▶ **WRITTEN TASK**: Look through the records that follow. Copy every line containing the word "this".

▶ **PROVIDED RECORDS**:
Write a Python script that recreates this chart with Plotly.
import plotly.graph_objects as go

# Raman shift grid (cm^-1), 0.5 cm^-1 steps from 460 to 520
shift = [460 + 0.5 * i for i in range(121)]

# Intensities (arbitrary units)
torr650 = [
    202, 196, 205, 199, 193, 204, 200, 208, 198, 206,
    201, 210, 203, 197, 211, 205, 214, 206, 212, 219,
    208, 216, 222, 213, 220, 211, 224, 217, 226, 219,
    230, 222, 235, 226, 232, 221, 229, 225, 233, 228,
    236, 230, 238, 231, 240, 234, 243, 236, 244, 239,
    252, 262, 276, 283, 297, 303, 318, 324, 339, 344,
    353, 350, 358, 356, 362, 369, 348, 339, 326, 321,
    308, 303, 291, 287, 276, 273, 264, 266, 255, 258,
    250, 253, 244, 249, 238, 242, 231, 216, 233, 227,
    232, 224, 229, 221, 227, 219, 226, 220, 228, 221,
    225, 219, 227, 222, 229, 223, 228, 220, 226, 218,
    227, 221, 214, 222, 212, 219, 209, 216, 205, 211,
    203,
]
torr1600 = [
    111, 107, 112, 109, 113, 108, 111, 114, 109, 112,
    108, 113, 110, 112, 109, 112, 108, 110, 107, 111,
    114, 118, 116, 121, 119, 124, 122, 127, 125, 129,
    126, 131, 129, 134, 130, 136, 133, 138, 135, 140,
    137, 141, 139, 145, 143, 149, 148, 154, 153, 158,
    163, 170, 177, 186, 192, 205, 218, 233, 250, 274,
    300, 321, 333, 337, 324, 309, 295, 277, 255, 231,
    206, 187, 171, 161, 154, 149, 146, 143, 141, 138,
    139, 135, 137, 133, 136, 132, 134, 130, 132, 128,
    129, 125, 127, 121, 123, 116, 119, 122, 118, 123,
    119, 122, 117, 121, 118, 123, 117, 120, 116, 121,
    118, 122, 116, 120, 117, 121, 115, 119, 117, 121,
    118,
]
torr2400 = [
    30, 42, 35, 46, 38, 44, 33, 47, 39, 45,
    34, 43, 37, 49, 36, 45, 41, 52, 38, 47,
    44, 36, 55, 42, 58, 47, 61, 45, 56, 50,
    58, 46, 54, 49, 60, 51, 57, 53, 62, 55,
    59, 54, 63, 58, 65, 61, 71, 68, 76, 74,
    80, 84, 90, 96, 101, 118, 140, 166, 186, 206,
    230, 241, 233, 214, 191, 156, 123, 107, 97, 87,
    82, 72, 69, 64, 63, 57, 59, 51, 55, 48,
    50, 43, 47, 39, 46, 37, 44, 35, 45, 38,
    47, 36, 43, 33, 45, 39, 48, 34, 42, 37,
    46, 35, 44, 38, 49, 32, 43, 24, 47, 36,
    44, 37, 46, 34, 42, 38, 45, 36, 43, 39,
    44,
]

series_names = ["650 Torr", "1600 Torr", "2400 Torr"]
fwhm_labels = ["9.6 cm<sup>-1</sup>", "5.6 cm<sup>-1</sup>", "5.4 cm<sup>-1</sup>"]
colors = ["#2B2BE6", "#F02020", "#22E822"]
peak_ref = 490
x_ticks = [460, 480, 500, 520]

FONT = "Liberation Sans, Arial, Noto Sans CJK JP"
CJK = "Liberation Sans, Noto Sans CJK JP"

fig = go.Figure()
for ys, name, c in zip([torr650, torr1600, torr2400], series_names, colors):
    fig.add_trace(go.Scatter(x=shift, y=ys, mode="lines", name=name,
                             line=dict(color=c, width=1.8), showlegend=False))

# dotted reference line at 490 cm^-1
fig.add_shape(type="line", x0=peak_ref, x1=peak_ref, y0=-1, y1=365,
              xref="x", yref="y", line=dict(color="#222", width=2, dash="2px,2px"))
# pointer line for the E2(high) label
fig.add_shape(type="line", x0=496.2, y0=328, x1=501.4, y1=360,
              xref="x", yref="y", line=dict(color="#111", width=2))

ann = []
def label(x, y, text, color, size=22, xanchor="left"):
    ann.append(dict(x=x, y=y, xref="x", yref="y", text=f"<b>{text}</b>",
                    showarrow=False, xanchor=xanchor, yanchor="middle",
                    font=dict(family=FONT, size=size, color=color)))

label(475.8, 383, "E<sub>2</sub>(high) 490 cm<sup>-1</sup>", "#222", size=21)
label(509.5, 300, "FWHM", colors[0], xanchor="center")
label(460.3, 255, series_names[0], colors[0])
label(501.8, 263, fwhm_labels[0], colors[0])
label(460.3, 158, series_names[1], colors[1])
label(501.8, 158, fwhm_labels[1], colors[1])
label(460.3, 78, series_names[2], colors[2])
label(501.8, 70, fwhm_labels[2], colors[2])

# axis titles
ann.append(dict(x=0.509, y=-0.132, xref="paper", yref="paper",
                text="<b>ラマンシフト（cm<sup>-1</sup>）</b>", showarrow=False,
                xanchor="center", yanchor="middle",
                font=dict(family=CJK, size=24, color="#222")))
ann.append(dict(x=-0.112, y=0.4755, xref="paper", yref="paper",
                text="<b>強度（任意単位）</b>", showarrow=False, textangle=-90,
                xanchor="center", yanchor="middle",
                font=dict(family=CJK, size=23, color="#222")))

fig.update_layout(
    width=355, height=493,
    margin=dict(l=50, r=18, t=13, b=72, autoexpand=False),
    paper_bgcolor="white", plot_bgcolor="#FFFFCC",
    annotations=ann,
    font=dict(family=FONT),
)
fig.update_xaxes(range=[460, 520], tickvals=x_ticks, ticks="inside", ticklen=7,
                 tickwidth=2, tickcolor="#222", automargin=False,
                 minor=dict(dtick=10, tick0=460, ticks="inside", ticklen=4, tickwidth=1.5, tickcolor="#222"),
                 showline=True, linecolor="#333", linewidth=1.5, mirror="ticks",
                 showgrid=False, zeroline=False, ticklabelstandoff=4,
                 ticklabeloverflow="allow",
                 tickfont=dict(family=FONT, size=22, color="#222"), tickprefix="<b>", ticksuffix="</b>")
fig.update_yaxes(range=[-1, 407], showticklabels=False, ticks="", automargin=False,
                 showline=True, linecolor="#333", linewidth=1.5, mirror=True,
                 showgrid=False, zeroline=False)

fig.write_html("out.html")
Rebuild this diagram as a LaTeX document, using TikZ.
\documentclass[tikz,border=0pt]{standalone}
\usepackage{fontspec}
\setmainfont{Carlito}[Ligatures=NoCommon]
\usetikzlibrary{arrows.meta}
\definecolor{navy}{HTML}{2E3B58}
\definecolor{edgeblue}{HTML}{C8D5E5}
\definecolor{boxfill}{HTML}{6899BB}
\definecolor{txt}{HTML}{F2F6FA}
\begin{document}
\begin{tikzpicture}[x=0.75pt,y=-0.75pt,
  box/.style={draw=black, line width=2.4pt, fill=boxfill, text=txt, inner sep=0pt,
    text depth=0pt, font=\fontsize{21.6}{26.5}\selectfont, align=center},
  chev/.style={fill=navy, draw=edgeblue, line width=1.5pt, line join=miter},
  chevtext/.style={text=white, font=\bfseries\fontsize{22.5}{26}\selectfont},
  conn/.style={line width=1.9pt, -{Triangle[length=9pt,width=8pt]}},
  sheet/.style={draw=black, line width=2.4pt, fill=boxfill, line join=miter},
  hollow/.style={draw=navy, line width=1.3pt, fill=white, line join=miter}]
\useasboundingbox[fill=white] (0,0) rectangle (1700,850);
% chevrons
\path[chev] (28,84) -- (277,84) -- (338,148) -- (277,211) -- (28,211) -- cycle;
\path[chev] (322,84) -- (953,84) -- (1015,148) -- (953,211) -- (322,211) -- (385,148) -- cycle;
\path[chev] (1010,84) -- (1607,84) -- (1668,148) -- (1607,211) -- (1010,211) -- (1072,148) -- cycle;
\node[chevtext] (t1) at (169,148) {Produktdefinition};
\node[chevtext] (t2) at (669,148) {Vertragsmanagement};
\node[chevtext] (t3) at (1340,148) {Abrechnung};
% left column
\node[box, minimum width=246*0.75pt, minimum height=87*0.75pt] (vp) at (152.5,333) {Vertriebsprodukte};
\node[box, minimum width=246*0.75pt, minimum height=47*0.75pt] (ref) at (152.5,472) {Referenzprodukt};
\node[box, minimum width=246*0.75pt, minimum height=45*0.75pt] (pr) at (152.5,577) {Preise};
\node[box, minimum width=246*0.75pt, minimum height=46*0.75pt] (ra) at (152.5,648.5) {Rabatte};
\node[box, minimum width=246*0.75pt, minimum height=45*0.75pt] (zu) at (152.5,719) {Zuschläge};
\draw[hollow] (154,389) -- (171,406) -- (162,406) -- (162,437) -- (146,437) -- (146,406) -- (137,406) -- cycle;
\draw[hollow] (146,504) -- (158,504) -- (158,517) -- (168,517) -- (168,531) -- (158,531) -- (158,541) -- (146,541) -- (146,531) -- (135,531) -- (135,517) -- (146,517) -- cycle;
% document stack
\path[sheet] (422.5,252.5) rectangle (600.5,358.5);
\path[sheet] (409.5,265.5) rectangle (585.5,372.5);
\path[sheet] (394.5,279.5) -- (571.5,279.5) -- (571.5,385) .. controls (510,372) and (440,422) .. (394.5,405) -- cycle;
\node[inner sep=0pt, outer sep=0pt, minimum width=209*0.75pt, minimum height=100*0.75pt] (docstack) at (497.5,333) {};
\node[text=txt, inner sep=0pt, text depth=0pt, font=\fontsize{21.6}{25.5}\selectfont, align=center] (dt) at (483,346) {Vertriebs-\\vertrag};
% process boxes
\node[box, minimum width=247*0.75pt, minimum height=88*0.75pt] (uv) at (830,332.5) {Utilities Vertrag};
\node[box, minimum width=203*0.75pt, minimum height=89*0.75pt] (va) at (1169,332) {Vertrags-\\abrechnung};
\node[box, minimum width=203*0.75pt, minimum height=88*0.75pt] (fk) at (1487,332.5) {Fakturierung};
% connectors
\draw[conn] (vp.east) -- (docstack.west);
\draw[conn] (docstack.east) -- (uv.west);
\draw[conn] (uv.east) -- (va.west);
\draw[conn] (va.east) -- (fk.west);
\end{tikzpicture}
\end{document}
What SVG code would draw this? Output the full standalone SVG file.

▶ **EXERCISE RESPONSE**:
Write a Python script that recreates this chart with Plotly.
Rebuild this diagram as a LaTeX document, using TikZ.
What SVG code would draw this? Output the full standalone SVG file.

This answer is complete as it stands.